Developer guideline:

Every remote call is a conversation with a system that may be slow, unavailable, or confused.

7. Observability

Observability lets the team understand production behavior.

Developers should add:

• Useful logs.
• Metrics.
• Traces where needed.
• Correlation IDs.
• Business events.
• Error context.
• Health endpoints.

Avoid:

• Logging secrets.
• Logging too much noise.
• Creating alerts nobody acts on.

Developer guideline:

If we cannot observe it, we will debug it with hope and screenshots.

8. Security

Security is part of design.

Developers should consider:

• Authentication.
• Authorization.
• Input validation.
• Secrets.
• Sensitive data.
• Audit logs.
• Dependency risk.
• Least privilege.
• Secure defaults.

Developer guideline:

Security is easier when it is a design constraint, not a release surprise.

9. Cost

Cost is an architecture quality attribute.

Developers influence cost through:

• Database query patterns.
• Logging volume.
• Storage decisions.
• Compute usage.
• Network traffic.
• Cloud service choices.
• AI model usage.
• Environment cleanup.

Developer guideline:

A feature is not done if nobody can explain its major cost drivers.

10. On-Prem And Cloud Awareness

Developers should understand whether a system runs on-premise, cloud, hybrid, or edge because deployment context affects design.

On-prem often emphasizes:

• Fixed capacity.
• Network boundaries.
• Upgrade planning.
• Hardware lifecycle.
• Local compliance.
• Operational control.

Cloud often emphasizes:

• Elastic capacity.
• Managed services.
• Pay-as-you-go cost.
• Automation.
• Global services.
• Identity and policy.

Hybrid emphasizes:

• Integration.
• Data movement.
• Latency.
• Security boundaries.
• Operational consistency.

Simpro Developer Checklist

Before implementing a meaningful feature, ask:

• What problem and user outcome are we supporting?
• Which module/service owns this behavior?
• What data is read or changed?
• What API contract is affected?
• What can fail?
• What should be logged or measured?
• What security/privacy concern exists?
• What performance or cost issue could appear?
• How will this be tested?
• How will this be released or rolled back?

How To Learn More

Use visual resources like ByteByteGo for concept intuition, then use official cloud architecture documentation for production-grade design guidance.

Good learning path:

1. Learn the concept visually.
2. Apply it to one Simpro system.
3. Identify tradeoffs.
4. Discuss with a senior developer or architect.
5. Capture the decision in an ADR if it matters.

Team Reference Guide

How To Explain This Page

Use this page as a reference conversation, not as a checklist to read aloud.

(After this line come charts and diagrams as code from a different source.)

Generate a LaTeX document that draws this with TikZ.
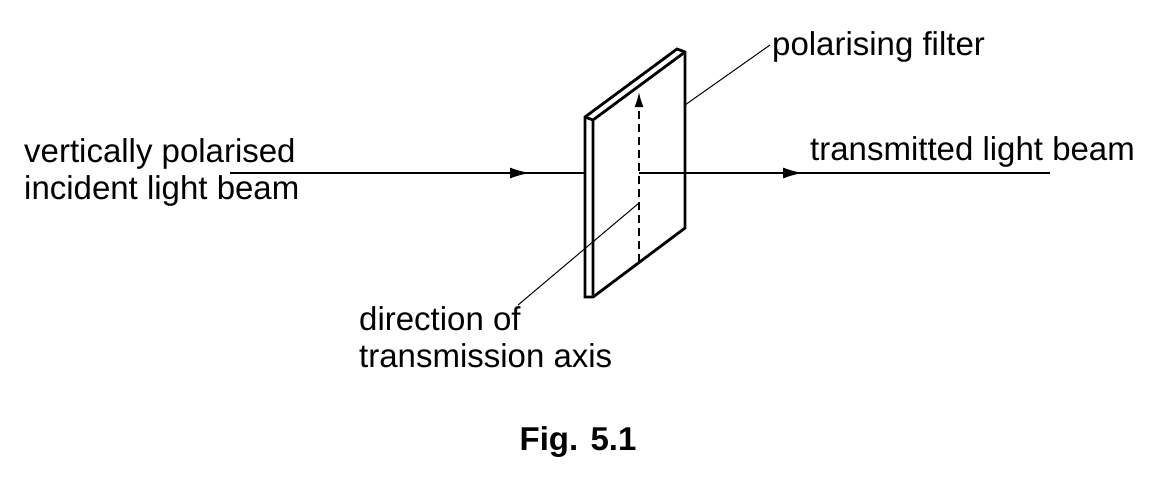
\documentclass[tikz,border=0pt]{standalone}
\usepackage{fontspec}
\setmainfont{Liberation Sans}
\usetikzlibrary{arrows.meta}
\begin{document}
\begin{tikzpicture}[x=1pt,y=-1pt,
  edge/.style={line width=2.8pt,line join=miter},
  beam/.style={line width=2pt},
  lead/.style={line width=1pt},
  lbl/.style={font=\fontsize{33}{37}\selectfont,inner sep=0pt},
  tip/.style={-{Latex[length=20pt,width=11pt]}}]
\useasboundingbox (0,0) rectangle (1160,491);
% filter
\coordinate (A) at (593,120); \coordinate (B) at (685,52);
\coordinate (C) at (685,228); \coordinate (D) at (593,297);
\coordinate (A2) at (585,117); \coordinate (B2) at (677,49);
\coordinate (D2) at (585,297);
\draw[edge,fill=white] (A2)--(B2)--(B)--(C)--(D)--(D2)--cycle;
\draw[edge] (A2)--(A)--(B) (A)--(D);
% beam
\coordinate (L0) at (230,173); \coordinate (L1) at (585,173);
\coordinate (La) at (530,173);
\coordinate (R0) at (639,173); \coordinate (R1) at (1050,173);
\coordinate (Ra) at (803,173);
\draw[beam] (L0)--(L1);
\draw[beam,tip] (L0)--(La);
\draw[beam] (R0)--(R1);
\draw[beam,tip] (R0)--(Ra);
% axis
\coordinate (X0) at (639,262); \coordinate (X1) at (639,92);
\draw[line width=1.6pt,dash pattern=on 8pt off 5pt,-{Latex[length=15pt,width=9pt]}] (X0)--(X1);
% leaders
\coordinate (P0) at (685,105); \coordinate (P1) at (770,45);
\draw[lead] (P0)--(P1);
\coordinate (Q0) at (639,203); \coordinate (Q1) at (518,305);
\draw[lead] (Q0)--(Q1);
% labels
\node[lbl,anchor=west] (pf) at (772,47) {polarising filter};
\node[lbl,anchor=west,align=left] (vp) at (24,172) {vertically polarised\\incident light beam};
\node[lbl,anchor=west] (tl) at (810,152) {transmitted light beam};
\node[lbl,anchor=west,align=left] (dt) at (359,337) {direction of\\transmission axis};
\node[lbl,font=\fontsize{33}{37}\selectfont\bfseries] (fig) at (578,442) {Fig. 5.1};
\end{tikzpicture}
\end{document}
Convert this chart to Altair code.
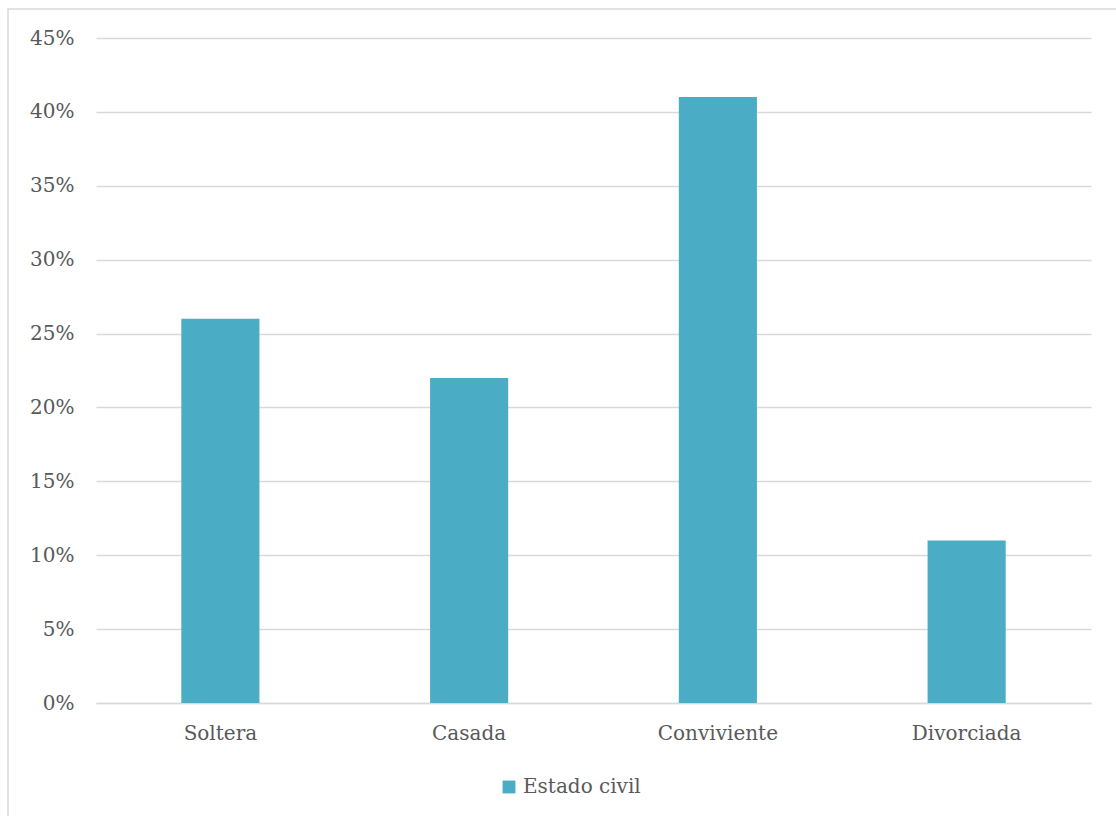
import altair as alt
import pandas as pd

categorias = ["Soltera", "Casada", "Conviviente", "Divorciada"]
valores = [0.26, 0.22, 0.41, 0.11]
serie = ["Estado civil"] * 4

df = pd.DataFrame({"cat": categorias, "val": valores, "serie": serie})

FONT = "DejaVu Serif"
GRAY = "#595959"
FS = 20

border = alt.Chart(pd.DataFrame({"a": [0]})).mark_rect(
    fill=None, stroke="#D9D9D9", strokeWidth=1.5, clip=False
).encode(
    x=alt.value(-88), x2=alt.value(1040), y=alt.value(-29), y2=alt.value(800)
)

bars = alt.Chart(df).mark_bar(opacity=1).encode(
    x=alt.X("cat:N", sort=categorias, title=None,
            scale=alt.Scale(paddingInner=0.686, paddingOuter=0.343),
            axis=alt.Axis(labelAngle=0, labelFont=FONT, labelFontSize=FS, labelColor=GRAY,
                          domainColor="#D9D9D9", domainWidth=1.5, ticks=False, labelPadding=20)),
    y=alt.Y("val:Q", title=None,
            scale=alt.Scale(domain=[0, 0.45]),
            axis=alt.Axis(format=".0%", values=[i / 100 for i in range(0, 50, 5)],
                          labelFont=FONT, labelFontSize=FS, labelColor=GRAY,
                          domain=False, ticks=False, labelPadding=22,
                          gridColor="#D9D9D9", gridWidth=1.5)),
    color=alt.Color("serie:N", title=None,
                    scale=alt.Scale(range=["#4BACC6"]),
                    legend=alt.Legend(orient="none", legendX=403, legendY=739,
                                      symbolType="square", symbolSize=165,
                                      symbolStrokeWidth=0, labelFont=FONT,
                                      labelFontSize=FS, labelColor=GRAY, labelOffset=4)),
)

chart = alt.layer(border, bars).properties(
    width=995, height=665,
    autosize=alt.AutoSizeParams(type="none"),
    padding={"left": 96, "top": 38, "right": 25, "bottom": 113},
).configure(font=FONT).configure_view(stroke=None).configure_legend(
    labelFont=FONT, labelFontSize=FS, labelColor=GRAY
)

chart.save("out.html", embed_options={"renderer": "svg", "actions": False})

Start by explaining why the topic matters, then connect it to current team work, and finally ask what behavior should change.

The most useful way to teach this material is to move from concept to example. Explain the principle, show how it appears in daily work, ask the team where it is currently strong or weak, and finish with one small action.

Guidelines For Teams

• Connect the topic to a current project, customer problem, incident, or decision.
• Translate concepts into visible behaviors.
• Keep the guidance lightweight enough to use weekly.
• Capture decisions, examples, and improvements back into the wiki.
• Review the page again after a project, incident, or retrospective to update what the team has learned.

Reflection Questions

• What part of this topic is already working well for us?
• What part is still mostly theory?
• What is one behavior we can change in the next 30 days?